Dard se tere hai mujhko beqarari hai hai
kyaa huyi zaalim teri gafalatashiari hai hai
(Alas! Your pain causes me no peace; what is this attitude of callousness o cruel one)
Mirza Asadullah Khan Ghalib wrote this elegy for a woman he called “a sitam pesh domni (an oppressive nautch girl)” in a letter he’d written to his friend. Nowhere does one find the name of this 19th-century courtesan. The records — mostly Mirza Ghalib’s letters — mention her without a name. “But she was important enough that he wrote a poem for her and asked a Nawab to get someone to compose the piece in raag Jhinjhoti,” says Kathak exponent Manjari Chaturvedi, who decided to name this blindspot in history as Nawab Jaan. She got ghazal singer Radhika Chopra to record the composition in the night raga that Ghalib’s letter demanded. The poet’s lament for his unknown beloved was a part of “The Courtesan Project” presented by Chaturvedi through Darbari Kathak
while journalist Neelesh Misra played the narrator at the third Jashn-e-Rekhta festival in Delhi last week.
“People say that there was nobody called Nawab Jaan.
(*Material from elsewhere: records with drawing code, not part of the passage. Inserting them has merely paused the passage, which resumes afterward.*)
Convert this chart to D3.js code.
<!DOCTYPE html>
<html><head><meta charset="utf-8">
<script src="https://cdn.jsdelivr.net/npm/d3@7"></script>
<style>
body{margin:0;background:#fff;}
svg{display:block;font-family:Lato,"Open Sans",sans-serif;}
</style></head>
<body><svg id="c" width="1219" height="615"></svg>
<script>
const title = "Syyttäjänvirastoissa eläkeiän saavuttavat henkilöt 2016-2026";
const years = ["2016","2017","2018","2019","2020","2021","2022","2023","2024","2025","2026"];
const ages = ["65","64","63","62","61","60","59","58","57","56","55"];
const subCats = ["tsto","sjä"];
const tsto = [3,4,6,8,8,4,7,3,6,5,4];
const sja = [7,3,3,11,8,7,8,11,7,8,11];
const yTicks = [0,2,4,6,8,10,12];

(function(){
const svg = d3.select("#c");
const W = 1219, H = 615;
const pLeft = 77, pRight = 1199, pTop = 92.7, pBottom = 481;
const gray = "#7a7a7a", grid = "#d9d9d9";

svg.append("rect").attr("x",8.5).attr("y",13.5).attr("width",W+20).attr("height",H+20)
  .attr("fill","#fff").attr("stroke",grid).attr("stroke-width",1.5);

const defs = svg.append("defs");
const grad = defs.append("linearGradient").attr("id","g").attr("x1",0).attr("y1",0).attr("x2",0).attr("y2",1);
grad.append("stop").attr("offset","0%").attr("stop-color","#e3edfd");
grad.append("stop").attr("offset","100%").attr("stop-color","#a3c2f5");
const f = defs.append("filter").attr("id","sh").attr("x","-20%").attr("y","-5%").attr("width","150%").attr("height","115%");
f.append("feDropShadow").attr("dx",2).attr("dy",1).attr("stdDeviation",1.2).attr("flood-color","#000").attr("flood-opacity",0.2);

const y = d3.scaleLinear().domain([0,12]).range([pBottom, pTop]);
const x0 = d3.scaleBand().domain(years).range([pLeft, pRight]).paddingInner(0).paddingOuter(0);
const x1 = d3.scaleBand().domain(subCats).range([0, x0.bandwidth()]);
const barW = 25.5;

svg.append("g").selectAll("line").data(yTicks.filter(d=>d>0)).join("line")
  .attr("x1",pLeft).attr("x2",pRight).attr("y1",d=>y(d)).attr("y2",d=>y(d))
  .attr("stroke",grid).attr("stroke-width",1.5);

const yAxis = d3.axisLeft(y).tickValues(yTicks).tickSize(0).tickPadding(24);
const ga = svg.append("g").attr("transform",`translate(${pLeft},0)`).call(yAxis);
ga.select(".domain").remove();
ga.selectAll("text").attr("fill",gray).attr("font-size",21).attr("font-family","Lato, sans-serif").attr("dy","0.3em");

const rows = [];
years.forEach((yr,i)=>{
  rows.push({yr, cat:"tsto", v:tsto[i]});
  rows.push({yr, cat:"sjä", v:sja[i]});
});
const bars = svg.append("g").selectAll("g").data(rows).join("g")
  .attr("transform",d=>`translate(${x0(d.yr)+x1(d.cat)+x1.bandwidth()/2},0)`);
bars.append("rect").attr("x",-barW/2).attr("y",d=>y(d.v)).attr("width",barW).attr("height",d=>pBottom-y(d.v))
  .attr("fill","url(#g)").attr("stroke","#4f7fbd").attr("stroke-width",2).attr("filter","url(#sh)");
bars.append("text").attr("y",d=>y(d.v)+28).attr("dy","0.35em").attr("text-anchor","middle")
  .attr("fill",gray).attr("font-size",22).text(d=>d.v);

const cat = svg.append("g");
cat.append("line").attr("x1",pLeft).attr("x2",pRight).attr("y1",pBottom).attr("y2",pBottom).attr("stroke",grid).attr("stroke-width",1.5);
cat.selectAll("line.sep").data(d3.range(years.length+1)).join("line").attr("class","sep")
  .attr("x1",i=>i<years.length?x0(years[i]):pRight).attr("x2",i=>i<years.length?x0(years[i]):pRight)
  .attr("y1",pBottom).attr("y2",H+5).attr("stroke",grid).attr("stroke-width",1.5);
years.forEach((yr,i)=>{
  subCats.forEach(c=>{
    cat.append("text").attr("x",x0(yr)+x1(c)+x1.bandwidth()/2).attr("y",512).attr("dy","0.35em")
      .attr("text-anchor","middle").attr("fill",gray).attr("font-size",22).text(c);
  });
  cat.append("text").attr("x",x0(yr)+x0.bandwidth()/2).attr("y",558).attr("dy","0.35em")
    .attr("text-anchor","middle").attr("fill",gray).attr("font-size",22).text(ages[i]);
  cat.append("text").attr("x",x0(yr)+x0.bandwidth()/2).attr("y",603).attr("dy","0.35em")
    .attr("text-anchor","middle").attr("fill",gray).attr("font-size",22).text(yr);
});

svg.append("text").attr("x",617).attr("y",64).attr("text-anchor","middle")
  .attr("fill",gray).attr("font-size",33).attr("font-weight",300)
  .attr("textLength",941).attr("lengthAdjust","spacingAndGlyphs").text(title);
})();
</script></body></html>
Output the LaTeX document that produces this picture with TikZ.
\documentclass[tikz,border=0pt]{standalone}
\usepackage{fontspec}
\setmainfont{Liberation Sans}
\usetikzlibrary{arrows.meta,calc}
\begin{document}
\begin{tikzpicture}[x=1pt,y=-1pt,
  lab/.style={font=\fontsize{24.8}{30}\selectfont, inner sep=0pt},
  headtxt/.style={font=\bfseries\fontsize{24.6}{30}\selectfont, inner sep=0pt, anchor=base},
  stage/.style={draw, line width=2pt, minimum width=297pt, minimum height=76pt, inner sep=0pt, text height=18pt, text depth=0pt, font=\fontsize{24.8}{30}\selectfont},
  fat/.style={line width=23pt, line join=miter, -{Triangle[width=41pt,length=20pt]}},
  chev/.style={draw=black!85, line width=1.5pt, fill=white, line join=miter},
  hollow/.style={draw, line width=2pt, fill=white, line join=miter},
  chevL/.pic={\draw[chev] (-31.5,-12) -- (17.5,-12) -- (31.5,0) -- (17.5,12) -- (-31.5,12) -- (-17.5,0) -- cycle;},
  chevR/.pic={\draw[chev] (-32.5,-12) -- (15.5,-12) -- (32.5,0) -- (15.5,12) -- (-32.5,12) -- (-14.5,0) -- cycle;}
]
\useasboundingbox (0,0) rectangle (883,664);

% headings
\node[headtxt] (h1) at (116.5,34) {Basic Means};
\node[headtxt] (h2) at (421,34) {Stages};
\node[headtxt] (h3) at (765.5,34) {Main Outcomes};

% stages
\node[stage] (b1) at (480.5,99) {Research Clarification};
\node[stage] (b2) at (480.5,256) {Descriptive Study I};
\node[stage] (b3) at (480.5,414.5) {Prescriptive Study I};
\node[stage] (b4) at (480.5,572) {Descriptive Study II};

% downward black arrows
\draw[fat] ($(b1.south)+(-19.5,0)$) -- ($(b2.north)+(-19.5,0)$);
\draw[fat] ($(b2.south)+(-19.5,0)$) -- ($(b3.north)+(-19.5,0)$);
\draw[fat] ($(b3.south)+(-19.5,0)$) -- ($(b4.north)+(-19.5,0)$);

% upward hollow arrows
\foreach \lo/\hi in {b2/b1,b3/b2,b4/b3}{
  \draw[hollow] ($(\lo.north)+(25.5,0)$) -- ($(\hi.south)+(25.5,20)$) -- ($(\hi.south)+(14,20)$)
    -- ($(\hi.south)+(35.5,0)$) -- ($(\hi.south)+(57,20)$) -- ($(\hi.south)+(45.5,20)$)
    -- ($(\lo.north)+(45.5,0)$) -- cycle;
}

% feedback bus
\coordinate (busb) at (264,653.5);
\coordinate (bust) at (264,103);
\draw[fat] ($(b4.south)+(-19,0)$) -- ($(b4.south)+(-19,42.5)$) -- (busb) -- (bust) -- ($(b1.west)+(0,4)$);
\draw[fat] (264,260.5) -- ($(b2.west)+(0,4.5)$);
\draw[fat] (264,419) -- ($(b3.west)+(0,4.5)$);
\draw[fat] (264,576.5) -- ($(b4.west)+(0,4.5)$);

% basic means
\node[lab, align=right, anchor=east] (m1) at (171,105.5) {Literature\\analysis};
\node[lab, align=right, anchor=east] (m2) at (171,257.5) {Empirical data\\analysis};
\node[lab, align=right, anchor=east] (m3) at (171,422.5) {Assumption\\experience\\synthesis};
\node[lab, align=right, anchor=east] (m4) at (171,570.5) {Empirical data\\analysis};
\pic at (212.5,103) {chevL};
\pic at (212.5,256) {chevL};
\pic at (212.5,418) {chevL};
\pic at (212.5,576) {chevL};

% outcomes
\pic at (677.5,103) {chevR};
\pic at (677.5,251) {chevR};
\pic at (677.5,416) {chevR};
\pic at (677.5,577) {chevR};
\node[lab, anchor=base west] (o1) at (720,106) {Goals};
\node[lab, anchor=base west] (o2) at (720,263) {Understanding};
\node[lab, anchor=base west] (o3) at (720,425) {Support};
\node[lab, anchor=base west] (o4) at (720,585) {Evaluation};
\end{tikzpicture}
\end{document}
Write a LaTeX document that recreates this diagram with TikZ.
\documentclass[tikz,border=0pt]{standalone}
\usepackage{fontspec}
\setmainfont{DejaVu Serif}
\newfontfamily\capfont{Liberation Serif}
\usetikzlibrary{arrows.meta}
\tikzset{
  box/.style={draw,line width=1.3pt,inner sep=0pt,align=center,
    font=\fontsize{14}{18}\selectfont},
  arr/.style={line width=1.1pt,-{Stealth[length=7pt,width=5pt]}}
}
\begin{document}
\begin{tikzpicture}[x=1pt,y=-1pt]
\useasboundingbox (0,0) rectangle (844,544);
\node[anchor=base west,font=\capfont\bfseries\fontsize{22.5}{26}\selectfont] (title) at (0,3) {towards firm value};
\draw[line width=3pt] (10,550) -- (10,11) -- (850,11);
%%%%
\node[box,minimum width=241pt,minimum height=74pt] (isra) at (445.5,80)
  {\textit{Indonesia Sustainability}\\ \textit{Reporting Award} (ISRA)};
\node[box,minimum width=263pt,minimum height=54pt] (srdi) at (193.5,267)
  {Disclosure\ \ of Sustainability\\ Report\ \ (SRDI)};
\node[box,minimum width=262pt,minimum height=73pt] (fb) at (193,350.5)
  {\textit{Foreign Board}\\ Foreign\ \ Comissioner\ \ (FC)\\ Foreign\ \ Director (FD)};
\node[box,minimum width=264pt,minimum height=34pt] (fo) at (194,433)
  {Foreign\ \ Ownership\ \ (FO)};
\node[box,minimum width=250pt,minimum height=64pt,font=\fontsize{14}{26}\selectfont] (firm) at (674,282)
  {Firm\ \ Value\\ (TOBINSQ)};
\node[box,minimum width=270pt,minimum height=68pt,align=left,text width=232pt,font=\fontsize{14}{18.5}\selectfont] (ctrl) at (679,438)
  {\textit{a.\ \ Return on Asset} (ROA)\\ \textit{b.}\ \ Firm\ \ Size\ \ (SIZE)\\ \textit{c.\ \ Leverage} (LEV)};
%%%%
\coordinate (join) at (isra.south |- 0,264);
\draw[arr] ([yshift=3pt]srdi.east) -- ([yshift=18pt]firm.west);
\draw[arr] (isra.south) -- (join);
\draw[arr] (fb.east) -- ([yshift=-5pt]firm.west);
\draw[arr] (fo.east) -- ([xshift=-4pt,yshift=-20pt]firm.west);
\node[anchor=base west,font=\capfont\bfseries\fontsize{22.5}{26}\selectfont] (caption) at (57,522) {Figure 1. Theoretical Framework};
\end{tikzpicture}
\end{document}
I had found many courtesans, artistes who have remained unknown, unnamed, removed from the documentation of performing art history. Giving a name and presenting her was a tribute to those talented artistes whom we call tawaifs and put a derogatory stamp on them. The idea is that of creating an alternate narrative, to tell people of the art of these phenomenal women,” says Chaturvedi, whose concert, under a marquee was marred by loud sounds from another concert at the festival, a whistling audience and sound and light issues. Chaturvedi is unfazed. “It is interesting to not perform for the usual suspects,” she says.
The project began five years ago when Chaturvedi worked with Zarina Begum, the last living singer of the Awadh court. “Begum, now 91, asked for just one thing — ‘Ek baar Banarasi sari pehen kar gaana hai.’ That struck me hard,” says Chaturvedi, who presented a concert with Begum. But it was hard to find sponsors. One of them put it indelicately, “Ab hum tawaifo ko honour kare?” “They were sitting across a dancer of today and insulting a singer-dancer of yesteryear,” says Chaturvedi, who managed the concert without sponsorships. What also surprised Chaturvedi was that the reference was being made to some of the most educated women of their times. “Courtesans were those few who were adept at politics, literature, and the art of conversation. Back then, other women were quite subservient,” says Chaturvedi.
Their education was also probably one of the reasons why many pieces written and composed by the courtesans remain anonymous. While poets such as Adarang and Sadarang sneaked in their names in khayals to make sure they were not forgotten, courtesans didn’t bother. “There was only one Begum Akhtar. We also know of Rasoolan Bai, Gauhar Jaan and some others. But what about those thousands we don’t. Once Nawab Amir Naqi Khan Mehmoodabad told me that 51 courtesans sang at his wedding about 50 years ago. Who were these women and what were their stories?” says Chaturvedi about the women who found themselves predominantly in Delhi, Lucknow, Banaras, Calcutta and Hyderabad.
She says that the shame of a courtesan comes from the fact that she was liberated in terms of her body and financially. “We assume that they slept with everybody. It’s an assumption because they are women. The men are absolved,” says Chaturvedi.
At the turn of the 20th century, society became uncomfortable with romance and, post-independence, found Bhakti. “The underlining tendencies of people made us uncomfortable with the tawaifs and we didn’t know what to do with them,” says Chaturvedi.
She is now working on stories of some other courtesans including of Inayat Bhai Berowali, whose sarangi player was Bade Ghulam Ali Khan. “Imagine how talented she would be,” she says.